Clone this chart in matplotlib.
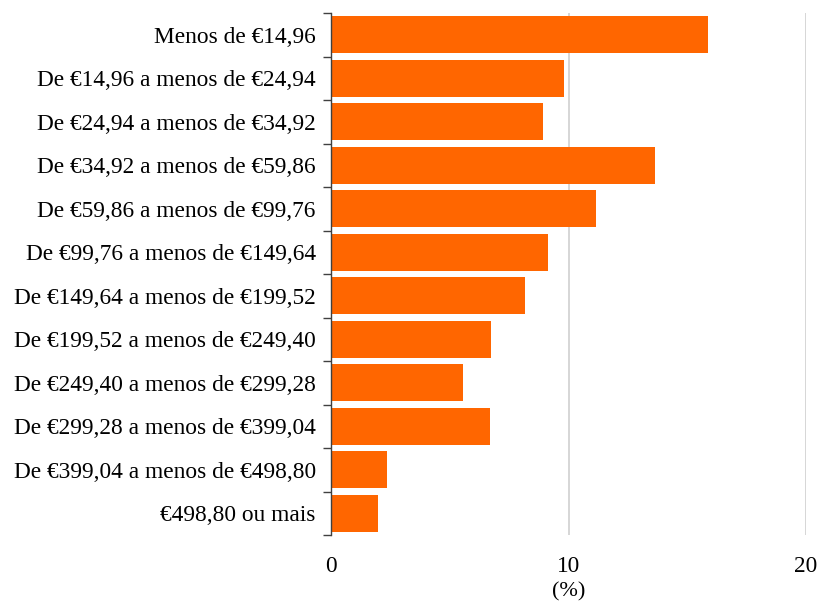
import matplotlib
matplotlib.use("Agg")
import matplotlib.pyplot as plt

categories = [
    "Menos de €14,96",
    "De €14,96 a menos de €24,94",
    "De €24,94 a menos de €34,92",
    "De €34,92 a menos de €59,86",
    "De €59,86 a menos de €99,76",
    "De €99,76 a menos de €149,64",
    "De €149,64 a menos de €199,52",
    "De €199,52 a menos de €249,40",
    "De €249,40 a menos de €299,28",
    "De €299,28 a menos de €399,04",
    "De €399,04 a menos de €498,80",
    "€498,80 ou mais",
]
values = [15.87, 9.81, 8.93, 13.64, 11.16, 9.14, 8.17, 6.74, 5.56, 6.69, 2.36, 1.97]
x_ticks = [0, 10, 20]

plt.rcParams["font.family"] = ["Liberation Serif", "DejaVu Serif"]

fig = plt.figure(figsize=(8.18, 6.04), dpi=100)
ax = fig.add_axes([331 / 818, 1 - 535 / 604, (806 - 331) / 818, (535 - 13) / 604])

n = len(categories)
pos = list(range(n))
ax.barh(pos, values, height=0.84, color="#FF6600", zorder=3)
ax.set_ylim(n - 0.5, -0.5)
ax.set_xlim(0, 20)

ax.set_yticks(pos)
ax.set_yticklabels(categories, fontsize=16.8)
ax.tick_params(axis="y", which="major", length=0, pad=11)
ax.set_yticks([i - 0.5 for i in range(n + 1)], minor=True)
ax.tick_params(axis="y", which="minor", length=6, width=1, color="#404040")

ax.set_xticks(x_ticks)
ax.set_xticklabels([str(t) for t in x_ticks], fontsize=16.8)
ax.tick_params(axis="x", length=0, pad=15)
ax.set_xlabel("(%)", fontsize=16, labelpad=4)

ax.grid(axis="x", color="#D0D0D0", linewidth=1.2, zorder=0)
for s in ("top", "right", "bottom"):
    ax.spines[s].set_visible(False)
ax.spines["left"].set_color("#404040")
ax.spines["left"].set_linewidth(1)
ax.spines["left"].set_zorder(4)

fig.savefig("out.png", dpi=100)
---
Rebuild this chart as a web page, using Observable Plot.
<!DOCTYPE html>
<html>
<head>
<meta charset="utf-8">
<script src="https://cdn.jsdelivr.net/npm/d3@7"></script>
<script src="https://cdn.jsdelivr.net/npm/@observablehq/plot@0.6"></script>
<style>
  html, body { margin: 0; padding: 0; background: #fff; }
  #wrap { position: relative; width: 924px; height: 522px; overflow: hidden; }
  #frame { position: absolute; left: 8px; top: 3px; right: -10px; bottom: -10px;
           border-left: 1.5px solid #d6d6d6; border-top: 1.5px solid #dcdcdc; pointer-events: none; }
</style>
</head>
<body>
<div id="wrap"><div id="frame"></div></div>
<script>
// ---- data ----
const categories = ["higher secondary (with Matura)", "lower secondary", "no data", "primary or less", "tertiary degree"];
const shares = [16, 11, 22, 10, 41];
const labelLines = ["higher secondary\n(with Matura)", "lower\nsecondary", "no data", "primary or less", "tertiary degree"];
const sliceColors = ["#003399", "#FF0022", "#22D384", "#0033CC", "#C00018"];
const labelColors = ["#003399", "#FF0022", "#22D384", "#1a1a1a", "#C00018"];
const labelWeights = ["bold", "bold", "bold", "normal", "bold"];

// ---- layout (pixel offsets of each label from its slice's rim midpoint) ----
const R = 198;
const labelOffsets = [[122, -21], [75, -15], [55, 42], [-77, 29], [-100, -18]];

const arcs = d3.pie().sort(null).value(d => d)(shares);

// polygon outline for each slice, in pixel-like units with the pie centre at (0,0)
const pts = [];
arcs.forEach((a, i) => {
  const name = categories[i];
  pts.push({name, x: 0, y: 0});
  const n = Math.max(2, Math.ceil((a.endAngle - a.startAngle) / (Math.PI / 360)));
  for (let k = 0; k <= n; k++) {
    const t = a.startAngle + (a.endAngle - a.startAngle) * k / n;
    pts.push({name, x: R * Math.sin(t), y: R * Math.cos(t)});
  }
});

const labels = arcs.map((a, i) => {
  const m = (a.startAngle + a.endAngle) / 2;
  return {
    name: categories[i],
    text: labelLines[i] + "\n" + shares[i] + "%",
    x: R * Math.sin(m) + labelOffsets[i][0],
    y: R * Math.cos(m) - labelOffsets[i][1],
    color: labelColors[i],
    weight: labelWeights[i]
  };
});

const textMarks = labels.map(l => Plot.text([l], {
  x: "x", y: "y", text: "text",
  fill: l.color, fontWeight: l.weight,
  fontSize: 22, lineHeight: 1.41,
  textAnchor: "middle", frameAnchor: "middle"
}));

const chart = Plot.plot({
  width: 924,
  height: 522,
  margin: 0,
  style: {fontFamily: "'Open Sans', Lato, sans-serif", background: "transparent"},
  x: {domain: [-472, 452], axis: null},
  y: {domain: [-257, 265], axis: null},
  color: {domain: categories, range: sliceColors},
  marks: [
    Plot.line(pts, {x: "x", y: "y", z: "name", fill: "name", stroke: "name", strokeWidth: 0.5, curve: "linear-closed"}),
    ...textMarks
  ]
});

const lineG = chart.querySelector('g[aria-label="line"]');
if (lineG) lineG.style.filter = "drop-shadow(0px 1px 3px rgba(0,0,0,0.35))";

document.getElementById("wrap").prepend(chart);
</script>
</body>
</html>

| Short problem |
Repeat, word for word, the lines of the material above from the one holding "Clone this chart in matplotlib." through the one holding "import matplotlib.pyplot as plt". Leave out pictures.

| Exercise answer |
Clone this chart in matplotlib.
import matplotlib
matplotlib.use("Agg")
import matplotlib.pyplot as plt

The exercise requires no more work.